**EXERCISE:**
In the listing that follows, retype every line from the first through the one containing "const fitY = [12.4, 65.0];". Pictures are to be left out.

**RECORDED INFORMATION:**

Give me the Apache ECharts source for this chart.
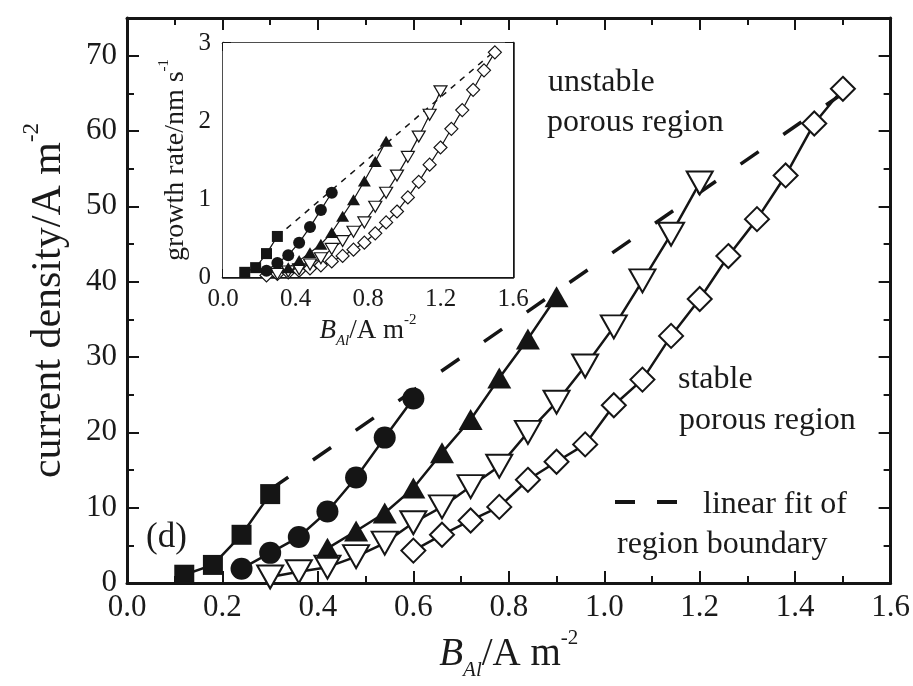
<!DOCTYPE html>
<html>
<head>
<meta charset="utf-8">
<title>current density vs B_Al</title>
<script src="https://cdn.jsdelivr.net/npm/echarts@6/dist/echarts.min.js"></script>
<style>
  html, body { margin: 0; padding: 0; background: #fff; }
  #chart { width: 913px; height: 686px; }
</style>
</head>
<body>
<div id="chart"></div>
<script>
// main panel: B_Al (A m^-2) vs current density (A m^-2)
const squareX = [0.12, 0.18, 0.24, 0.30];
const squareY = [1.1, 2.4, 6.4, 11.8];
const circleX = [0.24, 0.30, 0.36, 0.42, 0.48, 0.54, 0.60];
const circleY = [1.9, 4.0, 6.1, 9.5, 14.0, 19.3, 24.5];
const triUpX = [0.42, 0.48, 0.54, 0.60, 0.66, 0.72, 0.78, 0.84, 0.90];
const triUpY = [4.6, 6.9, 9.3, 12.6, 17.3, 21.7, 27.2, 32.4, 38.0];
const triDownX = [0.30, 0.36, 0.42, 0.48, 0.54, 0.60, 0.66, 0.72, 0.78, 0.84, 0.90, 0.96, 1.02, 1.08, 1.14, 1.20];
const triDownY = [0.8, 1.5, 2.1, 3.5, 5.3, 8.0, 10.1, 12.8, 15.5, 20.0, 24.0, 28.8, 34.0, 40.1, 46.3, 53.1];
const diamondX = [0.60, 0.66, 0.72, 0.78, 0.84, 0.90, 0.96, 1.02, 1.08, 1.14, 1.20, 1.26, 1.32, 1.38, 1.44, 1.50];
const diamondY = [4.3, 6.4, 8.3, 10.1, 13.7, 16.1, 18.4, 23.6, 27.0, 32.8, 37.7, 43.4, 48.3, 54.1, 61.0, 65.6];
const fitX = [0.30, 1.50];
const fitY = [12.4, 65.0];

// inset: B_Al vs growth rate (nm s^-1)
const inSquareX = [0.12, 0.18, 0.24, 0.30];
const inSquareY = [0.06, 0.12, 0.30, 0.52];
const inCircleX = [0.24, 0.30, 0.36, 0.42, 0.48, 0.54, 0.60];
const inCircleY = [0.08, 0.18, 0.28, 0.44, 0.64, 0.86, 1.08];
const inTriUpX = [0.36, 0.42, 0.48, 0.54, 0.60, 0.66, 0.72, 0.78, 0.84, 0.90];
const inTriUpY = [0.12, 0.21, 0.31, 0.42, 0.57, 0.78, 0.99, 1.23, 1.48, 1.74];
const inTriDownX = [0.30, 0.36, 0.42, 0.48, 0.54, 0.60, 0.66, 0.72, 0.78, 0.84, 0.90, 0.96, 1.02, 1.08, 1.14, 1.20];
const inTriDownY = [0.04, 0.07, 0.10, 0.16, 0.24, 0.36, 0.46, 0.58, 0.70, 0.90, 1.08, 1.30, 1.54, 1.80, 2.08, 2.38];
const inDiamondX = [0.24, 0.30, 0.36, 0.42, 0.48, 0.54, 0.60, 0.66, 0.72, 0.78, 0.84, 0.90, 0.96, 1.02, 1.08, 1.14, 1.20, 1.26, 1.32, 1.38, 1.44, 1.50];
const inDiamondY = [0.02, 0.04, 0.06, 0.08, 0.11, 0.15, 0.20, 0.27, 0.35, 0.44, 0.56, 0.70, 0.84, 1.02, 1.22, 1.44, 1.66, 1.90, 2.14, 2.40, 2.65, 2.88];
const inFitX = [0.30, 1.50];
const inFitY = [0.52, 2.90];

const ink = '#151515';
const serif = '"Liberation Serif", "DejaVu Serif", serif';

const pairs = (xs, ys) => xs.map((x, i) => [x, ys[i]]);

function axis(opt) {
  const big = opt.big;
  return {
    type: 'value',
    gridIndex: opt.grid,
    position: opt.position,
    min: opt.min,
    max: opt.max,
    interval: opt.interval,
    axisLine: { show: true, onZero: false, lineStyle: { color: ink, width: big ? 3 : 2.5 } },
    axisTick: { show: true, inside: true, length: big ? 12 : 8, lineStyle: { color: ink, width: 2 } },
    minorTick: { show: true, splitNumber: 2, length: big ? 7 : 5, lineStyle: { color: ink, width: 2 } },
    splitLine: { show: false },
    axisLabel: {
      show: !!opt.labels,
      fontFamily: serif,
      fontSize: big ? 31 : 25,
      color: '#1a1a1a',
      margin: opt.margin || 8,
      formatter: opt.labels,
    },
    name: opt.name,
    nameLocation: 'middle',
    nameGap: opt.nameGap,
    nameRotate: opt.nameRotate,
    nameTextStyle: opt.nameStyle,
  };
}

function richName(size) {
  const sub = Math.round(size * 0.55);
  const lh = Math.round(size * 1.35);
  return {
    rich: {
      i: { fontFamily: serif, fontStyle: 'italic', fontSize: size, color: '#1a1a1a', lineHeight: lh, verticalAlign: 'middle' },
      n: { fontFamily: serif, fontSize: size, color: '#1a1a1a', lineHeight: lh, verticalAlign: 'middle' },
      s: { fontFamily: serif, fontStyle: 'italic', fontSize: sub, color: '#1a1a1a', lineHeight: lh, verticalAlign: 'bottom' },
      p: { fontFamily: serif, fontSize: sub, color: '#1a1a1a', lineHeight: lh, verticalAlign: 'top' },
    },
  };
}

const fix1 = (v) => v.toFixed(1);
const tens = (v) => (Math.abs(v % 10) < 1e-6 ? String(v) : '');
const ints = (v) => (Math.abs(v - Math.round(v)) < 1e-6 ? String(Math.round(v)) : '');

function dataSeries(data, sym, size, filled, xi, yi, extra) {
  return Object.assign({
    type: 'line',
    xAxisIndex: xi,
    yAxisIndex: yi,
    data: data,
    symbol: sym,
    symbolSize: size,
    showAllSymbol: true,
    lineStyle: { color: ink, width: xi === 0 ? 2.5 : 1.2 },
    itemStyle: filled
      ? { color: ink, borderColor: ink, borderWidth: 0 }
      : { color: '#fff', borderColor: ink, borderWidth: xi === 0 ? 2 : 1.2 },
    emphasis: { disabled: true },
    silent: true,
  }, extra || {});
}

const chart = echarts.init(document.getElementById('chart'));

const note = (text, x, y, size) => ({
  type: 'text', x: x, y: y,
  style: { text: text, fontFamily: serif, fontSize: size || 32, fill: '#1a1a1a', verticalAlign: 'middle' },
});

chart.setOption({
  animation: false,
  backgroundColor: '#fff',
  grid: [
    { left: 127, right: 20, top: 18, bottom: 103 },
    { left: 223, top: 43, width: 290, height: 234, show: true, backgroundColor: '#fff', borderWidth: 0, z: 5 },
  ],
  xAxis: [
    axis({ grid: 0, position: 'bottom', min: 0, max: 1.6, interval: 0.2, big: true, labels: fix1, margin: 9,
      name: '{i|B}{s|Al}{n|/A m}{p|-2}', nameGap: 37, nameStyle: richName(39) }),
    axis({ grid: 0, position: 'top', min: 0, max: 1.6, interval: 0.2, big: true }),
    axis({ grid: 1, position: 'bottom', min: 0, max: 1.6, interval: 0.4, labels: fix1, margin: 10,
      name: '{i|B}{s|Al}{n|/A m}{p|-2}', nameGap: 34, nameStyle: richName(27) }),
    axis({ grid: 1, position: 'top', min: 0, max: 1.6, interval: 0.4 }),
  ],
  yAxis: [
    axis({ grid: 0, position: 'left', min: 0, max: 75, interval: 10, big: true, labels: tens, margin: 10,
      name: '{n|current density/A m}{p|-2}', nameGap: 50, nameRotate: 90, nameStyle: richName(42) }),
    axis({ grid: 0, position: 'right', min: 0, max: 75, interval: 10, big: true }),
    axis({ grid: 1, position: 'left', min: 0, max: 3, interval: 1, labels: ints, margin: 12,
      name: '{n|growth rate/nm s}{p|-1}', nameGap: 28, nameRotate: 90, nameStyle: richName(28) }),
    axis({ grid: 1, position: 'right', min: 0, max: 3, interval: 1 }),
  ],
  series: [
    dataSeries(pairs(fitX, fitY), 'none', 0, true, 0, 0,
      { lineStyle: { color: ink, width: 3.5, type: [22, 30] }, z: 1 }),
    dataSeries(pairs(diamondX, diamondY), 'diamond', 24, false, 0, 0),
    dataSeries(pairs(triDownX, triDownY), 'triangle', [26, 23], false, 0, 0, { symbolRotate: 180 }),
    dataSeries(pairs(triUpX, triUpY), 'triangle', [24, 21], true, 0, 0),
    dataSeries(pairs(circleX, circleY), 'circle', 22, true, 0, 0),
    dataSeries(pairs(squareX, squareY), 'rect', 20, true, 0, 0),

    dataSeries(pairs(inFitX, inFitY), 'none', 0, true, 2, 2,
      { lineStyle: { color: ink, width: 1.5, type: [6, 6] }, z: 6 }),
    dataSeries(pairs(inDiamondX, inDiamondY), 'diamond', 13, false, 2, 2, { z: 6 }),
    dataSeries(pairs(inTriDownX, inTriDownY), 'triangle', [13, 11], false, 2, 2, { symbolRotate: 180, z: 6 }),
    dataSeries(pairs(inTriUpX, inTriUpY), 'triangle', [13, 11], true, 2, 2, { z: 6 }),
    dataSeries(pairs(inCircleX, inCircleY), 'circle', 12, true, 2, 2, { z: 6 }),
    dataSeries(pairs(inSquareX, inSquareY), 'rect', 11, true, 2, 2, { z: 6 }),
  ],
  graphic: [
    note('unstable', 548, 83),
    note('porous region', 547, 123),
    note('stable', 678, 380),
    note('porous region', 679, 421),
    note('linear fit of', 703, 505),
    note('region boundary', 617, 545),
    note('(d)', 146, 538, 35),
    { type: 'line', shape: { x1: 615, y1: 502, x2: 677, y2: 502 }, style: { stroke: ink, lineWidth: 4, lineDash: [20, 22] } },
  ],
});
</script>
</body>
</html>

**EXPECTED ANSWER:**
Give me the Apache ECharts source for this chart.
<!DOCTYPE html>
<html>
<head>
<meta charset="utf-8">
<title>current density vs B_Al</title>
<script src="https://cdn.jsdelivr.net/npm/echarts@6/dist/echarts.min.js"></script>
<style>
  html, body { margin: 0; padding: 0; background: #fff; }
  #chart { width: 913px; height: 686px; }
</style>
</head>
<body>
<div id="chart"></div>
<script>
// main panel: B_Al (A m^-2) vs current density (A m^-2)
const squareX = [0.12, 0.18, 0.24, 0.30];
const squareY = [1.1, 2.4, 6.4, 11.8];
const circleX = [0.24, 0.30, 0.36, 0.42, 0.48, 0.54, 0.60];
const circleY = [1.9, 4.0, 6.1, 9.5, 14.0, 19.3, 24.5];
const triUpX = [0.42, 0.48, 0.54, 0.60, 0.66, 0.72, 0.78, 0.84, 0.90];
const triUpY = [4.6, 6.9, 9.3, 12.6, 17.3, 21.7, 27.2, 32.4, 38.0];
const triDownX = [0.30, 0.36, 0.42, 0.48, 0.54, 0.60, 0.66, 0.72, 0.78, 0.84, 0.90, 0.96, 1.02, 1.08, 1.14, 1.20];
const triDownY = [0.8, 1.5, 2.1, 3.5, 5.3, 8.0, 10.1, 12.8, 15.5, 20.0, 24.0, 28.8, 34.0, 40.1, 46.3, 53.1];
const diamondX = [0.60, 0.66, 0.72, 0.78, 0.84, 0.90, 0.96, 1.02, 1.08, 1.14, 1.20, 1.26, 1.32, 1.38, 1.44, 1.50];
const diamondY = [4.3, 6.4, 8.3, 10.1, 13.7, 16.1, 18.4, 23.6, 27.0, 32.8, 37.7, 43.4, 48.3, 54.1, 61.0, 65.6];
const fitX = [0.30, 1.50];
const fitY = [12.4, 65.0];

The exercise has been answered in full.